The Transport Committee of the London Assembly, an elected body setup to scrutinize the Mayor's and Transport for London's (TfL) decisions, has released its report about current and upcoming technological developments in relation to transport. The committee outlines that TfL has quite a lot of work to do in order to be ready for a number of developments; including driverless cars, drones, and other app-based initiatives similar to Uber. The report also dampens what it believes to be quite a lot of hype in relation to the scale, imminence, and effects of some of these developments.
Transport for London(TfL) is the governing body which regulates and licenses transport for the city and refused to issue Uber with a renewed operating license last year in a well documented dispute.
In its current report, the committee explains that with regard to automated cars, or as it likes to call them CAVs (Connected and Autonomous Vehicles), it thinks that talk about their imminent arrival is overly ambitious and the technology wont fully rollout till the 2030s. It believes that people are not ready to drive alongside them and connectivity infrastructure is not ready for them either. This seems to be at odds with the automated vehicles being developed right now, by seemingly ever car maker and tech giant, and with variants that don't have a steering wheel supposedly coming out at some point in 2019. The body also believes that it is very likely that, if incorrectly implemented, automated cars would add to congestion, as opposed to reducing it. In addition to the development potentially leading to people becoming less likely to walk or cycle and subsequently becoming more unhealthy, as it would become nearly effortless to take a car.

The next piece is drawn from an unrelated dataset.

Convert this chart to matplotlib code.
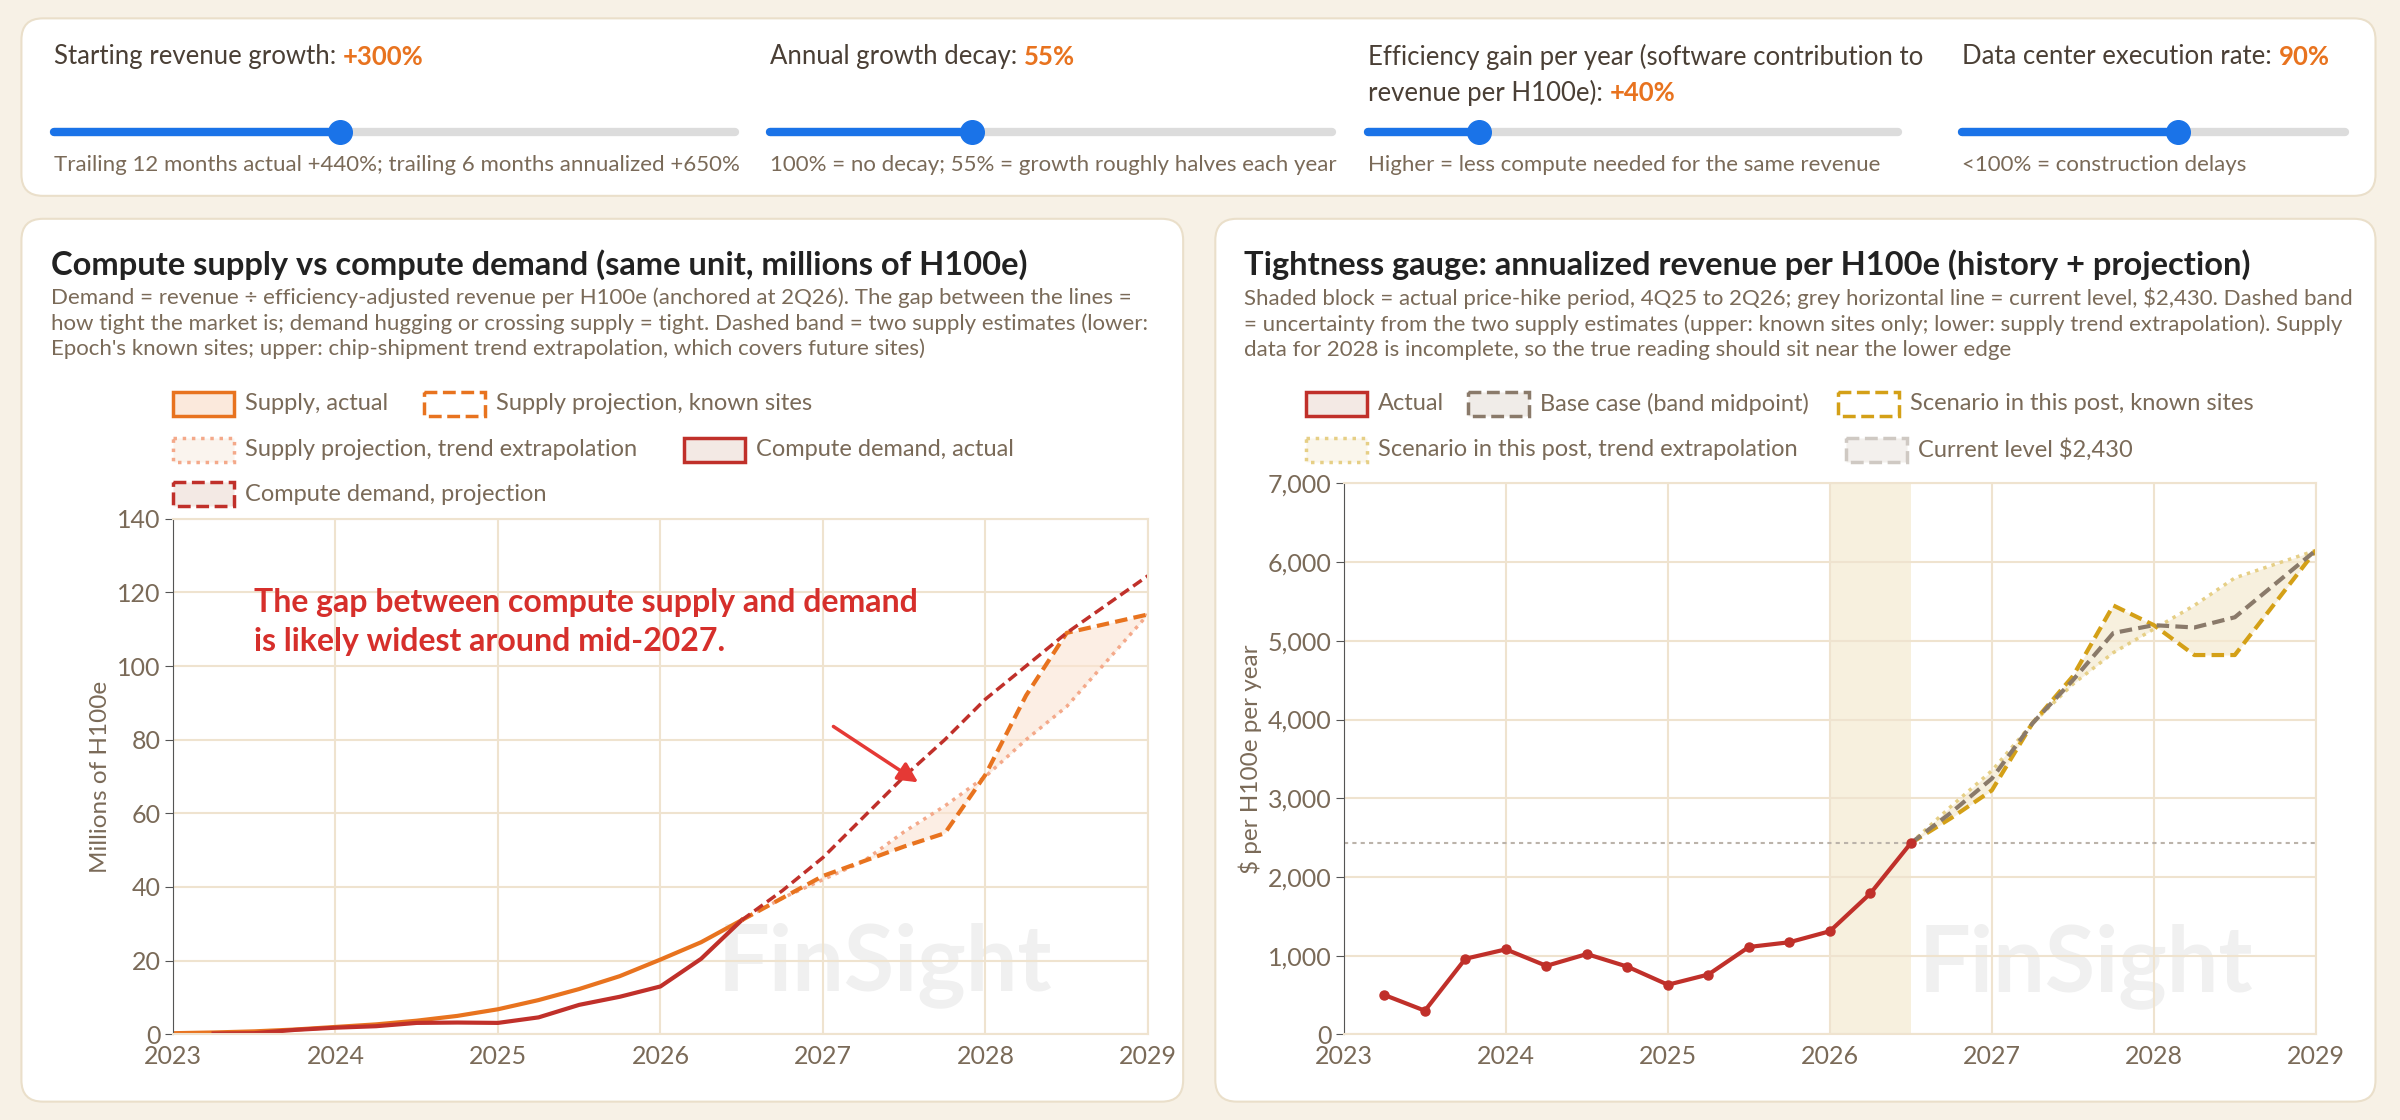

In relation to drone delivery: the committee says this could be a notable development as so much congestion in London is freight-based. However it says that it is still skeptical about how much strain airborne drones or even ground-based droids could actually take up, as it believes that the majority of the deliveries by these means will only be "last mile" drop offs and not a total overhaul of freight. This is assuming, and as the report recommends, that the city develops all of the right regulations and is able to get aviation authorities, local councils, and industry to come together to create an effective programme for drones and droids.

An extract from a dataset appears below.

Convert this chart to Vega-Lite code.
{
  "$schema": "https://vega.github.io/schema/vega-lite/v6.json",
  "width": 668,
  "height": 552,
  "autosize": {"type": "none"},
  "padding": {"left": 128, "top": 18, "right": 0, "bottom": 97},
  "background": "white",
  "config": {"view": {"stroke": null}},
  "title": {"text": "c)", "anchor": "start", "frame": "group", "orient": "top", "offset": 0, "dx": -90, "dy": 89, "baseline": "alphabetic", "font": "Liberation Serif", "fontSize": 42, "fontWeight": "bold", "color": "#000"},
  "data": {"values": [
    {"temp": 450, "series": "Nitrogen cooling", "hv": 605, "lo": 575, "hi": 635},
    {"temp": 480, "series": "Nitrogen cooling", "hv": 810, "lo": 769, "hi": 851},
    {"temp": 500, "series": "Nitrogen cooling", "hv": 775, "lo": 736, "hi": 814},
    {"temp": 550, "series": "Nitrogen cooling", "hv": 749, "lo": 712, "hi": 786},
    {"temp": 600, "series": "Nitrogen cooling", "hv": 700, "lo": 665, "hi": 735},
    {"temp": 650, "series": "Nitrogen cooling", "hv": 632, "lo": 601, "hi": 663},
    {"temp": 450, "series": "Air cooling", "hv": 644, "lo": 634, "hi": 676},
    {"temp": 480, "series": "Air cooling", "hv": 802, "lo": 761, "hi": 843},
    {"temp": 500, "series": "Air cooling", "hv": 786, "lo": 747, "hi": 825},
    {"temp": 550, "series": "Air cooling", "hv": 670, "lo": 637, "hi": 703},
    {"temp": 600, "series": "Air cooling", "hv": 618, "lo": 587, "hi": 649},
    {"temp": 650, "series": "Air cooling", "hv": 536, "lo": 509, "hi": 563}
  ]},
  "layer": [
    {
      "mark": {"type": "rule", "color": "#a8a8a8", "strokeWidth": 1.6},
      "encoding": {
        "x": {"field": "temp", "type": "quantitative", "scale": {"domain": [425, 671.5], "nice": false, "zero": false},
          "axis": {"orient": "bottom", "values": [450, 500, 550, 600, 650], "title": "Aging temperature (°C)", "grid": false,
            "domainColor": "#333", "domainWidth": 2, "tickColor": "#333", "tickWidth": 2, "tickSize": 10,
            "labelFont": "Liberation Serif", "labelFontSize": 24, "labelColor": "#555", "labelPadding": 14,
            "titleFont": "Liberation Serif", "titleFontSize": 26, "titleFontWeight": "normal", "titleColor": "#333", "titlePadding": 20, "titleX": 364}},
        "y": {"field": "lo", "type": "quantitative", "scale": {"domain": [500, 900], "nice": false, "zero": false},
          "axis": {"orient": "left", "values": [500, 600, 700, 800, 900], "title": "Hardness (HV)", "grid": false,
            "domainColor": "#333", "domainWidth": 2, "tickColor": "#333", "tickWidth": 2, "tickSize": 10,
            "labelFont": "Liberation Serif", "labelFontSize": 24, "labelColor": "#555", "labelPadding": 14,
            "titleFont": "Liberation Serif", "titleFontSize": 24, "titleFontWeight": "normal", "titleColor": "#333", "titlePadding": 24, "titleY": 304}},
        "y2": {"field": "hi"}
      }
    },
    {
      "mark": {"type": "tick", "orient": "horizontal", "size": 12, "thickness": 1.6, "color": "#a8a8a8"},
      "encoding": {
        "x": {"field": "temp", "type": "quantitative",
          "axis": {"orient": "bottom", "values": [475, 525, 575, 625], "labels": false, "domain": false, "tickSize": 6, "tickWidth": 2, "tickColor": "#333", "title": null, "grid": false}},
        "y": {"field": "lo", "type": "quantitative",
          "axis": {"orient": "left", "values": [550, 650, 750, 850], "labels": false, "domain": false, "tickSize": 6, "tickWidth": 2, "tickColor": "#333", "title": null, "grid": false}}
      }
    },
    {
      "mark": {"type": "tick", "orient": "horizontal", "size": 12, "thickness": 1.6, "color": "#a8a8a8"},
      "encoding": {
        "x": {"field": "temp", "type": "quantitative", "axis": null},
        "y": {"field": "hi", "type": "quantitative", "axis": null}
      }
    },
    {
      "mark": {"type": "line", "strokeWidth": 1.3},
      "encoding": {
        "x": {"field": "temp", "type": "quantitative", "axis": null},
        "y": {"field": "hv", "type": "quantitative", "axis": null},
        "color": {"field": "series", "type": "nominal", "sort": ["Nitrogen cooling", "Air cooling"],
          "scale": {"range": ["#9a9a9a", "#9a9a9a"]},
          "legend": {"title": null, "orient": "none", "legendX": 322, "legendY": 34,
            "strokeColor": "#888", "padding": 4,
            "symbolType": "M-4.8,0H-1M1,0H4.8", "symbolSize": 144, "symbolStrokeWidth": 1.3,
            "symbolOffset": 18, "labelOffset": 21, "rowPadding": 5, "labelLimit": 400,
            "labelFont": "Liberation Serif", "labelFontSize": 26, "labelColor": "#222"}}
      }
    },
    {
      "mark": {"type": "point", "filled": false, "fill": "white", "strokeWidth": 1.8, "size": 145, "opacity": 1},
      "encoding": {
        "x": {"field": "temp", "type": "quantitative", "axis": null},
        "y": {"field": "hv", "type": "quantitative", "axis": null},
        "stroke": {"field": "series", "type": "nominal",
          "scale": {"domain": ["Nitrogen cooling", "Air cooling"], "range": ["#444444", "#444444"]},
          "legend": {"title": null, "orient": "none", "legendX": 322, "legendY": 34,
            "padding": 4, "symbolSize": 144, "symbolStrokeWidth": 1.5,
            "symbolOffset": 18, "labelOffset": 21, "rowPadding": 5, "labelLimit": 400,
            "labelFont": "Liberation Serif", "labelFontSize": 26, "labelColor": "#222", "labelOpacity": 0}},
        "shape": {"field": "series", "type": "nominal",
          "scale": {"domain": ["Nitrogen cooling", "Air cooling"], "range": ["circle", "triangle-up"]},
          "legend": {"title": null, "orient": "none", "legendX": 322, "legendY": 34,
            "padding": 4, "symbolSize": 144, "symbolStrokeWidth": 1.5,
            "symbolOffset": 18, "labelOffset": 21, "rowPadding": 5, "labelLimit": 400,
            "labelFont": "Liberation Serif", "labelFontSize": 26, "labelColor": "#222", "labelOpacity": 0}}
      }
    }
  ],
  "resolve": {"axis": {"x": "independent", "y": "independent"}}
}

One of the more straightforward issues the committee raises about the preparedness of the city to new tech is in relation to app-based developments such as Uber or oBike. The already mentioned licensing clash between Uber and TfL last year was the example that the London Assembly referred to when it explained that the city needed to be more proactive in relation to new tech. As the authorities could have at least prepared for an uptake in Uber, and the resulting rise in licensed cab drivers, since the development and growth of Uber was visible across the Atlantic in cities of the U.S.
The oBike example however, is the opposite of that, where a company, without any consultation with TfL or local councils, launched a dockless cycle hire service. People could book and find a bike through an app on their phones and various problems quickly arose. The bikes were being left all over the place and obstructing other road users and citizens, among other problems.
Overall the Transport Committee outlined some rather straightforward suggestions to the city's authorities so that developing transport tech gets used effectively. It mostly recommended communicating with industries and other bodies while also keeping their eyes on the horizon and any upcoming developments. This report and its criticisms highlights that it can be difficult to try and make rules or think of possible outcomes at a time when tech development and uptake is extremely rapid.